Australia could have a valuable service economy and value-added manufacturing economy, Kennedy said, founded on very cheap solar energy – so long as government eases the way with clear and sensible regulations.
“Every problem in the future looks like an entangled regulatory technology problem. We need to have a proactive government at every level helping entrepreneurs … if we do that, we have everything to win,” said Griffith, whose engineering career started in the blast furnace at Newcastle, NSW, before he found himself completing a PhD at MIT (after cold-calling the team there working on electronic ink – “I went into MIT through the tradesman’s entrance”) and then flipping to the West Coast to start companies in California, including Squid Labs, Makani Power and Instructables.
An irresistible upgrade
How do you convince a government? With the promise of jobs. But that in turn relies on a population-wide shift in thinking. Forty-two percent of emissions and roughly 40% of energy in the US hinges on decisions made at kitchen tables. The average household spends $US4,600 on petrol, electricity, natural gas and propane. “They spend more on gasoline than they do on fresh fruit and vegetables, they spend more on natural gas than they do on dentistry, more on electricity than they do on education,” Griffith said. With the falls in technology costs and efficiencies possible by 2024, that household energy spend could halve.
Australian households could see equivalent savings today, Griffith said, “but we don’t do it because we love our Ford Rangers.” As PV prices keep falling, savings will keep growing. “If you’re a single mother in Parramatta or a union member in Geelong, that’s what you want to hear – but no-one’s telling the story and it’s not bubbling up to politics.” Any party that gets this message into the electorate’s head is guaranteed victory, he said.

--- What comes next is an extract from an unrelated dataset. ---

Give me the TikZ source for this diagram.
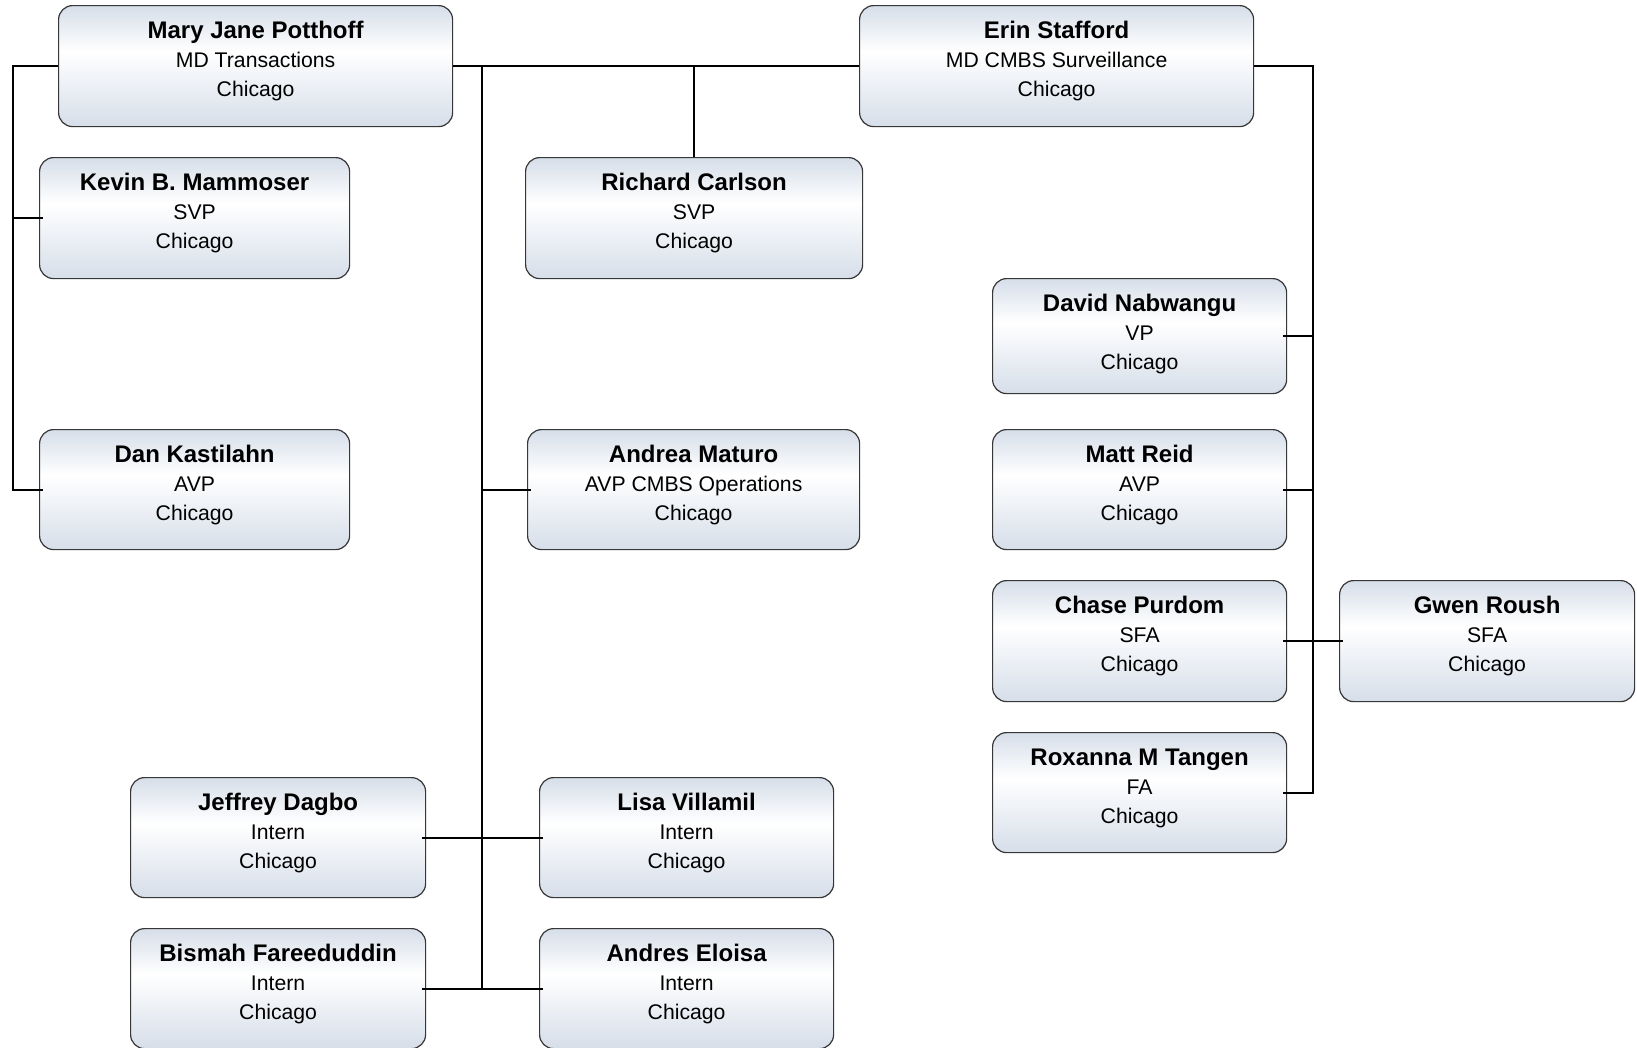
\documentclass[tikz,border=0pt]{standalone}
\usepackage{fontspec}
\setmainfont{Liberation Sans}
\usetikzlibrary{calc}
\definecolor{shadec}{RGB}{214,222,233}
\definecolor{edgec}{RGB}{55,55,55}
\pgfdeclareverticalshading{boxshade}{100bp}{color(0bp)=(shadec); color(25bp)=(shadec); color(56bp)=(white); color(75bp)=(shadec); color(100bp)=(shadec)}
\tikzset{
  personbox/.style={draw=edgec, line width=1.2pt, rounded corners=14pt, shading=boxshade, inner sep=0pt},
  nametxt/.style={font=\bfseries\fontsize{24}{29}\selectfont, inner sep=0pt},
  subtxt/.style={font=\fontsize{21.2}{29}\selectfont, inner sep=0pt},
  conn/.style={line width=2pt, black}
}
\newcommand\orgbox[8]{%
  \node[personbox, minimum width=#4pt, minimum height=#5pt, anchor=north west] (#1) at (#2,#3) {};
  \node[nametxt, anchor=base] (#1-n) at ($(#1.north)+(0,33)$) {#6};
  \node[subtxt, anchor=base] (#1-t) at ($(#1.north)+(0,62)$) {#7};
  \node[subtxt, anchor=base] (#1-c) at ($(#1.north)+(0,91)$) {#8};
}
\begin{document}
\begin{tikzpicture}[x=1pt, y=-1pt]
\useasboundingbox (0,0) rectangle (1637,1047);
\fill[white] (0,0) rectangle (1637,1047);

\orgbox{mj}{58}{5}{394}{121}{Mary Jane Potthoff}{MD Transactions}{Chicago}
\orgbox{erin}{859}{5}{394}{121}{Erin Stafford}{MD CMBS Surveillance}{Chicago}
\orgbox{kevin}{39}{157}{310}{121}{Kevin B. Mammoser}{SVP}{Chicago}
\orgbox{richard}{525}{157}{337}{121}{Richard Carlson}{SVP}{Chicago}
\orgbox{david}{992}{278}{294}{115}{David Nabwangu}{VP}{Chicago}
\orgbox{dan}{39}{429}{310}{120}{Dan Kastilahn}{AVP}{Chicago}
\orgbox{andrea}{527}{429}{332}{120}{Andrea Maturo}{AVP CMBS Operations}{Chicago}
\orgbox{matt}{992}{429}{294}{120}{Matt Reid}{AVP}{Chicago}
\orgbox{chase}{992}{580}{294}{121}{Chase Purdom}{SFA}{Chicago}
\orgbox{gwen}{1339}{580}{295}{121}{Gwen Roush}{SFA}{Chicago}
\orgbox{rox}{992}{732}{294}{120}{Roxanna M Tangen}{FA}{Chicago}
\orgbox{jeffrey}{130}{777}{295}{120}{Jeffrey Dagbo}{Intern}{Chicago}
\orgbox{lisa}{539}{777}{294}{120}{Lisa Villamil}{Intern}{Chicago}
\orgbox{bismah}{130}{928}{295}{120}{Bismah Fareeduddin}{Intern}{Chicago}
\orgbox{andres}{539}{928}{294}{120}{Andres Eloisa}{Intern}{Chicago}

\coordinate (lspine) at (13,0);
\coordinate (cspine) at (482,0);
\coordinate (rspine) at (1313,0);

% left branch
\draw[conn] (mj.west) -- (lspine |- mj.west) -- (lspine |- dan.west) -- ([xshift=4pt]dan.west);
\draw[conn] (lspine |- kevin.west) -- ([xshift=4pt]kevin.west);

% top bar
\draw[conn] (mj.east) -- (erin.west);
\draw[conn] (richard.north |- mj.east) -- (richard.north);

% center spine
\draw[conn] (cspine |- mj.east) -- (cspine |- bismah.east);
\draw[conn] (cspine |- andrea.west) -- ([xshift=4pt]andrea.west);
\draw[conn] ([xshift=-4pt]jeffrey.east) -- ([xshift=4pt]lisa.west);
\draw[conn] ([xshift=-4pt]bismah.east) -- ([xshift=4pt]andres.west);

% right spine
\draw[conn] (erin.east) -- (rspine |- erin.east) -- (rspine |- rox.east) -- ([xshift=-4pt]rox.east);
\draw[conn] (rspine |- david.east) -- ([xshift=-4pt]david.east);
\draw[conn] (rspine |- matt.east) -- ([xshift=-4pt]matt.east);
\draw[conn] ([xshift=-4pt]chase.east) -- ([xshift=4pt]gwen.west);
\end{tikzpicture}
\end{document}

Twelve manufacturers turn out almost all the appliances that make up consumer energy demand in the US. Four retailers sell 85% of those gadgets, and energy-efficient electric options are sold alongside non-electric/less efficient gear. As industry responds to political signalling and consumer prices fall in response to scaling up of manufacturing, the tide will turn against dirty, inefficient alternatives.
What’s in it for us
Australia’s part in the global energy transition is providing the smarts – software, microgrids, grid management systems – because it’s “not hugely likely we will export 700% of our solar and wind in some intermediary” form, Griffith said. As for steel and aluminium, it will take 10 times and double the domestic energy load respectively to make the most fundamental forms of these metals for export. Solar would have to be extremely cheap to pull that off.
The payoff of huge natural grid assets linked to manufacturing is that the energy storage problem will become so much smaller. “We’ve just got to understand that selling 15c/kWh hydrogen and our iron ore to Japan to have them very expensively make steel is not what will play out if we are smart and we go all in on those industries we already do some exports in,” Griffith said.
“That’s how you get 700% renewables. That will dwarf by a factor of 10 the income we get from coal and fuel exports.”